Stair climbers ascended 71 flights at 4 World Trade Center Thursday evening in the name of cancer research, taking part in the largest public event the building has hosted since it opened in November.
Nearly 700 people took part in the Damon Runyon Cancer Research Foundation fundraiser, which filled the sleek building’s no-frills stairwells with climbers in sneakers and volunteers who delivered water and support along the way. So far, just under $173,000 has been raised.
Osamu Sassa, the project architect for the tower for Tokyo’s Maki and Associates, which designed it, completed the climb and said the experience was a bit emotional. He lost both of his parents to cancer during the seven years he spent working on the building.
“There’s something I guess poetic in a way that there is such an event for such a good cause, and it’s in the intimate setting of a building I know very well,” he said.
Other climbers were also well-acquainted with the building, which has played host to cocktail parties, movie shoots and other fundraisers since its opening. Megan Lenz, a design engineer with Leslie E. Robertson Associates who has worked on the building for about three years, said that while she had climbed all the stairs before, she had never done them all at once.
David Hill stretches before ‘Runyon Up’ a fundraiser for the Damon Runyon Cancer Research Foundation at 4 World Trade Center in New York on Thursday. Participants climbed to the 72nd or 54th floor.
“You have memories on every floor, and it’s kind of like a time-lapse going all the way up,” she said. “Really makes you proud to be a part of this project.”
Other participants knew more about climbing than the building itself.
Ken Myers, 45, whose friends call him Spider-man, climbed the stairs dressed in a Spider-man shirt and matching red shorts. “It’s a nickname that stuck, and it’s perfect for climbing buildings,” he said.
This is the fifth building Mr. Myers has climbed in New York City, and the 45th or 46th overall in a total of six states and three countries, he said. He lives just outside Philadelphia, where last weekend he completed a race at the Bell Atlantic Tower, climbing the building’s 50 stories and 1,088 steps twice. Next week, he plans to head to Germany for the Mount Everest Stair Marathon, in which climbers attempt a 397-step outdoor staircase 100 times, or however much they can get through in 24 hours.
“There’s no standard between step height or pitch, every building is a little bit different, every building you’re not sure what you’re getting into til you get there,” Mr. Myers said. “It’s interesting.”
Runner Sarah Anderson stretches after running in the race.
Steve Wechsler of Manhattan, 26, who finished in just under 13 minutes, did the race with colleagues from Mount Sinai Hospital. The group of physical therapists called their team 72 Problems But Stairs Ain’t One and hope to climb the stairs at the Empire State Building next.

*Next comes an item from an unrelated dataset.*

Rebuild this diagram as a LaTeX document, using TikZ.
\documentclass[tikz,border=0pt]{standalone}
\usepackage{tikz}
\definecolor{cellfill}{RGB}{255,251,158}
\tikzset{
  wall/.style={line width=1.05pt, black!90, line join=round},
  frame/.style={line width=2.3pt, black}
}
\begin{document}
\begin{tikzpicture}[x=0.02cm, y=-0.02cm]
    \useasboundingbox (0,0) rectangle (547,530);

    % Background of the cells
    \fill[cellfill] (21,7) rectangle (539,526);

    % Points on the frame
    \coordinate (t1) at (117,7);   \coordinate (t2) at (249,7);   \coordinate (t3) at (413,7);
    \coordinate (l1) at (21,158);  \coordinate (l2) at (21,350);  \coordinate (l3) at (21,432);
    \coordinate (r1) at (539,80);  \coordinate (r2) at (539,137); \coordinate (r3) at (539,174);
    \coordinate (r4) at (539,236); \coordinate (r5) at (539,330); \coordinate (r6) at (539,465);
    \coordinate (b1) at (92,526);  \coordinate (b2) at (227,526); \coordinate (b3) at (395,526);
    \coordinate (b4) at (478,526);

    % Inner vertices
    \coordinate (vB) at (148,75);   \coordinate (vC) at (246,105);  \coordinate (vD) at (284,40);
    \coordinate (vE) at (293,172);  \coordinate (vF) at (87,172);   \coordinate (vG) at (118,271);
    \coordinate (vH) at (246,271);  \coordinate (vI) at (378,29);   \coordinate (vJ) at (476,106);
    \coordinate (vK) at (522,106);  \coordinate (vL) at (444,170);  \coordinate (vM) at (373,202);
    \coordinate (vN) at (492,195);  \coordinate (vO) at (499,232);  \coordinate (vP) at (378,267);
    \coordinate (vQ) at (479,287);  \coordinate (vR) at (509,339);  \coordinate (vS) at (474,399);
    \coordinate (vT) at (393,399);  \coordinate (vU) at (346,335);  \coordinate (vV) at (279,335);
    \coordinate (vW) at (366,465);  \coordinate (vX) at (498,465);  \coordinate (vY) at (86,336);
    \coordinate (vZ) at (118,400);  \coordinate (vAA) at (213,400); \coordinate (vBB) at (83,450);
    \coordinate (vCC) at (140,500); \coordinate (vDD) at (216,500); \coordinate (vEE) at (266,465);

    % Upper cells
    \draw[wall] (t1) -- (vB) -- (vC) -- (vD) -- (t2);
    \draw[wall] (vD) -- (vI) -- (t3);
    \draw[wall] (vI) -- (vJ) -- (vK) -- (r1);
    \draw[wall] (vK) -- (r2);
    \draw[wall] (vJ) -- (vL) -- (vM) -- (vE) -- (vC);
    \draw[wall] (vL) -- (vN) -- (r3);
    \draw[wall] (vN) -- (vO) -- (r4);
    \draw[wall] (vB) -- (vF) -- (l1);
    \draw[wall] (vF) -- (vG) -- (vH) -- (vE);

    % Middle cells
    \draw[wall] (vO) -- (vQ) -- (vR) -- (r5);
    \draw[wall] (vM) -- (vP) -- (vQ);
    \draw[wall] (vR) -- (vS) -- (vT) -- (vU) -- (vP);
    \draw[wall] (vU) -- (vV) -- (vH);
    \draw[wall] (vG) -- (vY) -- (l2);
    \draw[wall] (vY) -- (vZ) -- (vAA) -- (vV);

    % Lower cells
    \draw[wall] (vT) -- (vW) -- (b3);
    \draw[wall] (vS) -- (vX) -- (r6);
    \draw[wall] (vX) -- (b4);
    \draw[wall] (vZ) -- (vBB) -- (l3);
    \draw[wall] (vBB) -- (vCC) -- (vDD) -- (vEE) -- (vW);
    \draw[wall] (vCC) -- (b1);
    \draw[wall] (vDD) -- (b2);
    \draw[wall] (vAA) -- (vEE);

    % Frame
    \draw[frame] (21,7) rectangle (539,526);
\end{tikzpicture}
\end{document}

“Stairs, they come pretty easily to us,” Mr. Wechsler said. “Seventy-two flights, it ain’t no problem.”
Rocco Flores, 40, of Summit, N.J., who climbed the stairs with a team from his company, Vita Organic Foods, said the event had particular resonance for him because of 9/11.
“One of the things that I’ll keep in mind going to the top is how the firefighters, what they went through to get to the top of the stairs to help people through 9/11,” he said.
The event’s fastest climber, Tim Donahue of Manhattan, 44, reached the 72nd floor in just under nine minutes. A high school teacher, he told a group of reporters afterward that this is the only type of running he can do because it’s gentler on the knees.
He said the hardest part of the event was getting to the building itself, riding his bicycle through crowds of people in the neighborhood.
“It’s striking how new this building is, it’s like an unused baseball glove,” he said. “It’s missing the cigarette butts and gum stains.”